> Information provided:
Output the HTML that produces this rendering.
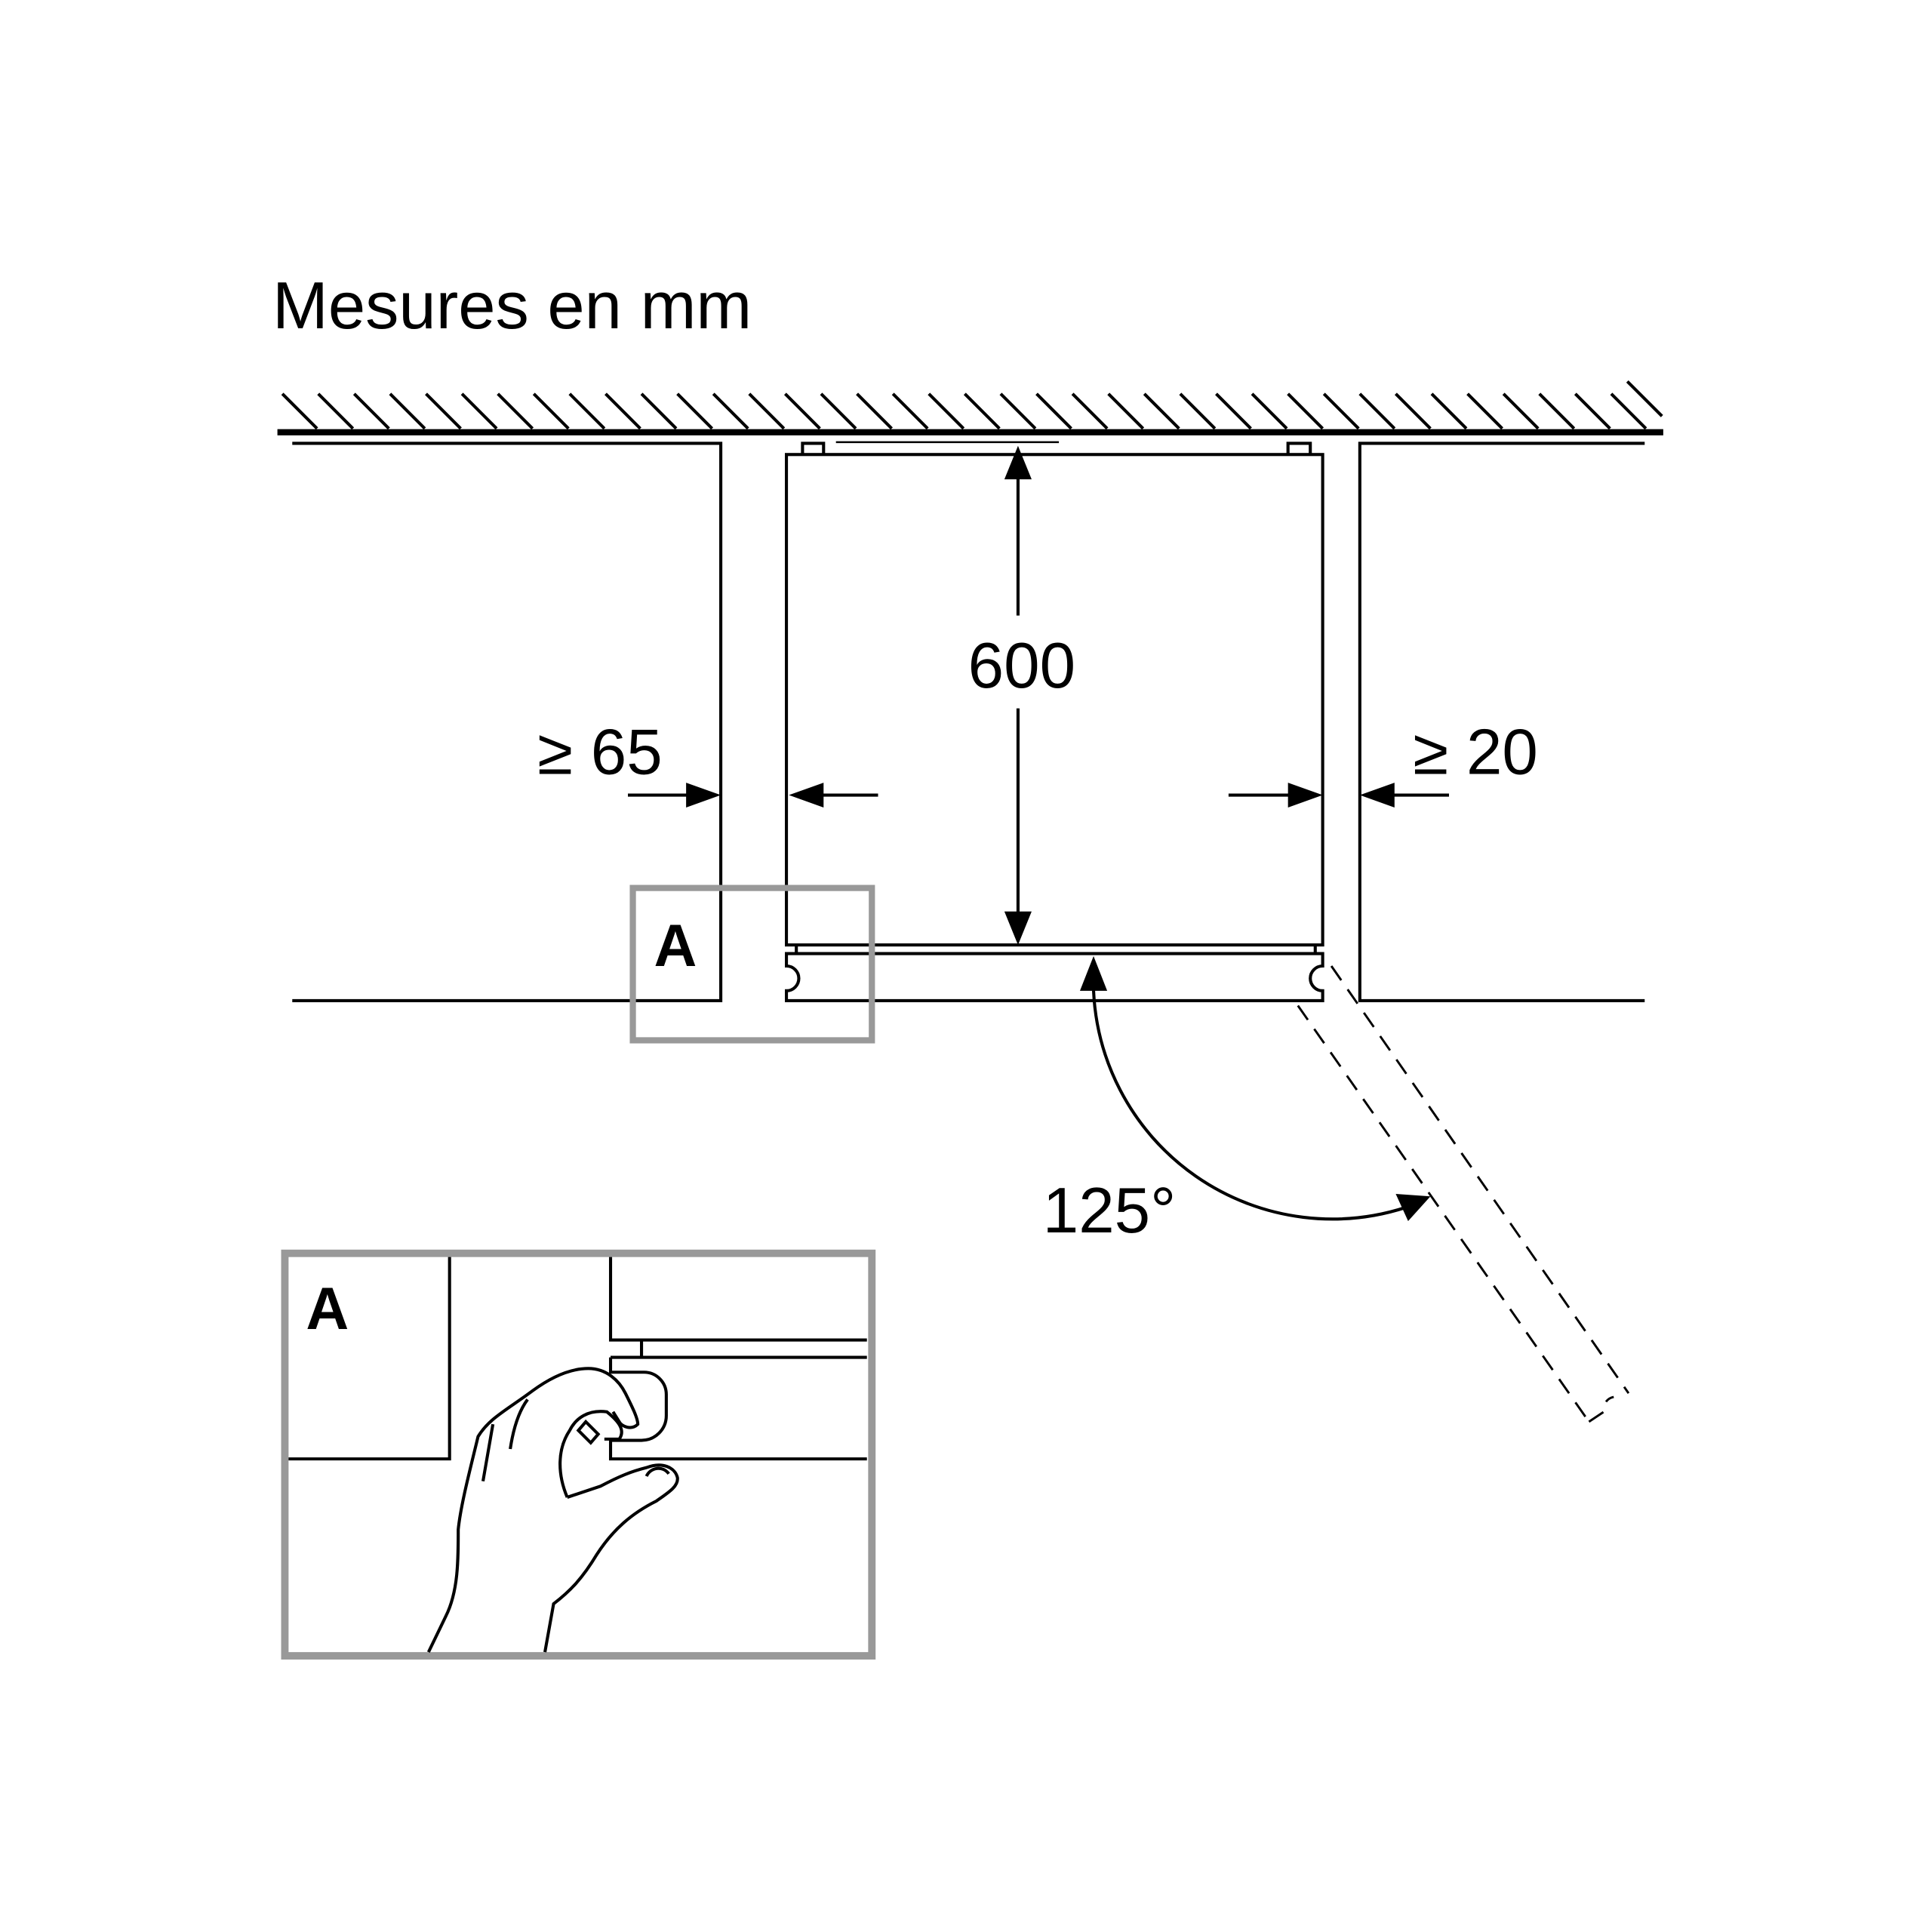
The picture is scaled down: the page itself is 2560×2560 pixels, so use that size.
<!DOCTYPE html>
<html><head><meta charset="utf-8"><style>html,body{margin:0;padding:0;background:#fff}svg{display:block}</style></head>
<body>
<svg width="2560" height="2560" viewBox="0 0 1560 1560" xmlns="http://www.w3.org/2000/svg" font-family="Liberation Sans, DejaVu Sans, sans-serif">
<rect width="1560" height="1560" fill="#fff"/>
<text x="220" y="265" font-size="54">Mesures en mm</text>
<g stroke="#000" stroke-width="2.5" fill="none">
<path d="M228 318 l28 28 M257 318 l28 28 M286 318 l28 28 M315 318 l28 28 M344 318 l28 28 M373 318 l28 28 M402 318 l28 28 M431 318 l28 28 M460 318 l28 28 M489 318 l28 28 M518 318 l28 28 M547 318 l28 28 M576 318 l28 28 M605 318 l28 28 M634 318 l28 28 M663 318 l28 28 M692 318 l28 28 M721 318 l28 28 M750 318 l28 28 M779 318 l28 28"/>
<path d="M808 318 l28 28 M837 318 l28 28 M866 318 l28 28 M895 318 l28 28 M924 318 l28 28 M953 318 l28 28 M982 318 l28 28 M1011 318 l28 28 M1040 318 l28 28 M1069 318 l28 28 M1098 318 l28 28 M1127 318 l28 28 M1156 318 l28 28 M1185 318 l28 28 M1214 318 l28 28 M1243 318 l28 28 M1272 318 l28 28 M1301 318 l28 28 M1314 308 l28 28"/>
<line x1="224" y1="349" x2="1343" y2="349" stroke-width="5"/>
<path d="M236 358 H582 V808 H236"/>
<path d="M1328 358 H1098 V808 H1328"/>
<rect x="635" y="367" width="433" height="396"/>
<path d="M648 367 V358 H665 V367 M1040 367 V358 H1058 V367"/>
<line x1="675" y1="357" x2="855" y2="357" stroke-width="1.5"/>
<path d="M643 763 V770 M1062 763 V770"/>
<path d="M635 770 H1068 V780 A10 10 0 0 0 1068 800 V808 H635 V800 A10 10 0 0 0 635 780 Z"/>
<line x1="822" y1="385" x2="822" y2="497"/>
<line x1="822" y1="572" x2="822" y2="745"/>
<line x1="507" y1="642" x2="565" y2="642"/>
<line x1="652" y1="642" x2="709" y2="642"/>
<line x1="992" y1="642" x2="1052" y2="642"/>
<line x1="1114" y1="642" x2="1170" y2="642"/>
<line x1="883" y1="792" x2="883" y2="800"/>
<path d="M883 800 A193 193 0 0 0 1135 975"/>
<g stroke-dasharray="14 9" stroke-width="1.8">
<line x1="1048" y1="812" x2="1283" y2="1148"/>
<line x1="1075" y1="780" x2="1315" y2="1125"/>
<path d="M1283 1148 L1295 1140 A10 10 0 0 1 1303 1128"/>
</g>
</g>
<g fill="#000">
<path d="M822 360 l-11 27 h22z M822 763 l-11 -27 h22z"/>
<path d="M582 642 l-28 -10 v20z M637 642 l28 -10 v20z"/>
<path d="M1068 642 l-28 -10 v20z M1098 642 l28 -10 v20z"/>
<path d="M883 772 l-11 28 h22z"/>
<path d="M1155 966 l-28 -2 l10 22z"/>
</g>
<text x="825" y="555" font-size="52" text-anchor="middle">600</text>
<text x="434" y="625" font-size="52">≥ 65</text>
<text x="1141" y="625" font-size="52">≥ 20</text>
<text x="842" y="995" font-size="52">125°</text>
<rect x="511" y="717" width="193" height="123" fill="none" stroke="#999" stroke-width="5"/>
<text x="528" y="780" font-size="48" font-weight="bold">A</text>
<rect x="230" y="1012" width="474" height="325" fill="none" stroke="#999" stroke-width="6"/>
<text x="247" y="1073" font-size="48" font-weight="bold">A</text>
<g stroke="#000" stroke-width="2.5" fill="none">
<path d="M363 1015 V1178 H233"/>
<path d="M493 1015 V1082 H700 M518 1082 V1096 M493 1096 H700"/>
<path d="M493 1096 V1108 H520 A18 18 0 0 1 538 1126 V1143 A20 20 0 0 1 518 1163 H493 V1178 H700"/>
<path d="M346 1334 L360 1305 C370 1285 370 1260 370 1235 C372 1215 380 1185 386 1160 C395 1145 410 1138 430 1123 C445 1112 460 1105 475 1105 C490 1105 500 1115 505 1125 C510 1135 515 1145 515 1150 C510 1155 502 1152 500 1148 L495 1140"/>
<path d="M390 1196 L398 1150 M412 1170 C415 1150 420 1138 426 1130"/>
<path d="M458 1209 C450 1190 450 1170 460 1155 C465 1145 475 1138 490 1140 C500 1148 505 1155 500 1162 L488 1162"/>
<path d="M458 1209 L485 1200 C500 1192 510 1188 522 1185 C535 1180 545 1185 547 1193 C548 1200 540 1205 530 1212 C510 1222 495 1235 482 1255 C470 1275 460 1285 447 1295 L440 1334"/>
<path d="M473 1148 L483 1158 L477 1165 L467 1155 Z"/>
<path d="M522 1192 C525 1185 535 1183 540 1190"/>
</g>
</svg>
</body></html>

> The problem: Please set down each line of the data above exactly as written, without the pictures.

> Solved problem:
Output the HTML that produces this rendering.
The picture is scaled down: the page itself is 2560×2560 pixels, so use that size.
<!DOCTYPE html>
<html><head><meta charset="utf-8"><style>html,body{margin:0;padding:0;background:#fff}svg{display:block}</style></head>
<body>
<svg width="2560" height="2560" viewBox="0 0 1560 1560" xmlns="http://www.w3.org/2000/svg" font-family="Liberation Sans, DejaVu Sans, sans-serif">
<rect width="1560" height="1560" fill="#fff"/>
<text x="220" y="265" font-size="54">Mesures en mm</text>
<g stroke="#000" stroke-width="2.5" fill="none">
<path d="M228 318 l28 28 M257 318 l28 28 M286 318 l28 28 M315 318 l28 28 M344 318 l28 28 M373 318 l28 28 M402 318 l28 28 M431 318 l28 28 M460 318 l28 28 M489 318 l28 28 M518 318 l28 28 M547 318 l28 28 M576 318 l28 28 M605 318 l28 28 M634 318 l28 28 M663 318 l28 28 M692 318 l28 28 M721 318 l28 28 M750 318 l28 28 M779 318 l28 28"/>
<path d="M808 318 l28 28 M837 318 l28 28 M866 318 l28 28 M895 318 l28 28 M924 318 l28 28 M953 318 l28 28 M982 318 l28 28 M1011 318 l28 28 M1040 318 l28 28 M1069 318 l28 28 M1098 318 l28 28 M1127 318 l28 28 M1156 318 l28 28 M1185 318 l28 28 M1214 318 l28 28 M1243 318 l28 28 M1272 318 l28 28 M1301 318 l28 28 M1314 308 l28 28"/>
<line x1="224" y1="349" x2="1343" y2="349" stroke-width="5"/>
<path d="M236 358 H582 V808 H236"/>
<path d="M1328 358 H1098 V808 H1328"/>
<rect x="635" y="367" width="433" height="396"/>
<path d="M648 367 V358 H665 V367 M1040 367 V358 H1058 V367"/>
<line x1="675" y1="357" x2="855" y2="357" stroke-width="1.5"/>
<path d="M643 763 V770 M1062 763 V770"/>
<path d="M635 770 H1068 V780 A10 10 0 0 0 1068 800 V808 H635 V800 A10 10 0 0 0 635 780 Z"/>
<line x1="822" y1="385" x2="822" y2="497"/>
<line x1="822" y1="572" x2="822" y2="745"/>
<line x1="507" y1="642" x2="565" y2="642"/>
<line x1="652" y1="642" x2="709" y2="642"/>
<line x1="992" y1="642" x2="1052" y2="642"/>
<line x1="1114" y1="642" x2="1170" y2="642"/>
<line x1="883" y1="792" x2="883" y2="800"/>
<path d="M883 800 A193 193 0 0 0 1135 975"/>
<g stroke-dasharray="14 9" stroke-width="1.8">
<line x1="1048" y1="812" x2="1283" y2="1148"/>
<line x1="1075" y1="780" x2="1315" y2="1125"/>
<path d="M1283 1148 L1295 1140 A10 10 0 0 1 1303 1128"/>
</g>
</g>
<g fill="#000">
<path d="M822 360 l-11 27 h22z M822 763 l-11 -27 h22z"/>
<path d="M582 642 l-28 -10 v20z M637 642 l28 -10 v20z"/>
<path d="M1068 642 l-28 -10 v20z M1098 642 l28 -10 v20z"/>
<path d="M883 772 l-11 28 h22z"/>
<path d="M1155 966 l-28 -2 l10 22z"/>
</g>
<text x="825" y="555" font-size="52" text-anchor="middle">600</text>
<text x="434" y="625" font-size="52">≥ 65</text>
<text x="1141" y="625" font-size="52">≥ 20</text>
<text x="842" y="995" font-size="52">125°</text>
<rect x="511" y="717" width="193" height="123" fill="none" stroke="#999" stroke-width="5"/>
<text x="528" y="780" font-size="48" font-weight="bold">A</text>
<rect x="230" y="1012" width="474" height="325" fill="none" stroke="#999" stroke-width="6"/>
<text x="247" y="1073" font-size="48" font-weight="bold">A</text>
<g stroke="#000" stroke-width="2.5" fill="none">
<path d="M363 1015 V1178 H233"/>
<path d="M493 1015 V1082 H700 M518 1082 V1096 M493 1096 H700"/>
<path d="M493 1096 V1108 H520 A18 18 0 0 1 538 1126 V1143 A20 20 0 0 1 518 1163 H493 V1178 H700"/>
<path d="M346 1334 L360 1305 C370 1285 370 1260 370 1235 C372 1215 380 1185 386 1160 C395 1145 410 1138 430 1123 C445 1112 460 1105 475 1105 C490 1105 500 1115 505 1125 C510 1135 515 1145 515 1150 C510 1155 502 1152 500 1148 L495 1140"/>
<path d="M390 1196 L398 1150 M412 1170 C415 1150 420 1138 426 1130"/>
<path d="M458 1209 C450 1190 450 1170 460 1155 C465 1145 475 1138 490 1140 C500 1148 505 1155 500 1162 L488 1162"/>
<path d="M458 1209 L485 1200 C500 1192 510 1188 522 1185 C535 1180 545 1185 547 1193 C548 1200 540 1205 530 1212 C510 1222 495 1235 482 1255 C470 1275 460 1285 447 1295 L440 1334"/>
<path d="M473 1148 L483 1158 L477 1165 L467 1155 Z"/>
<path d="M522 1192 C525 1185 535 1183 540 1190"/>
</g>
</svg>
</body></html>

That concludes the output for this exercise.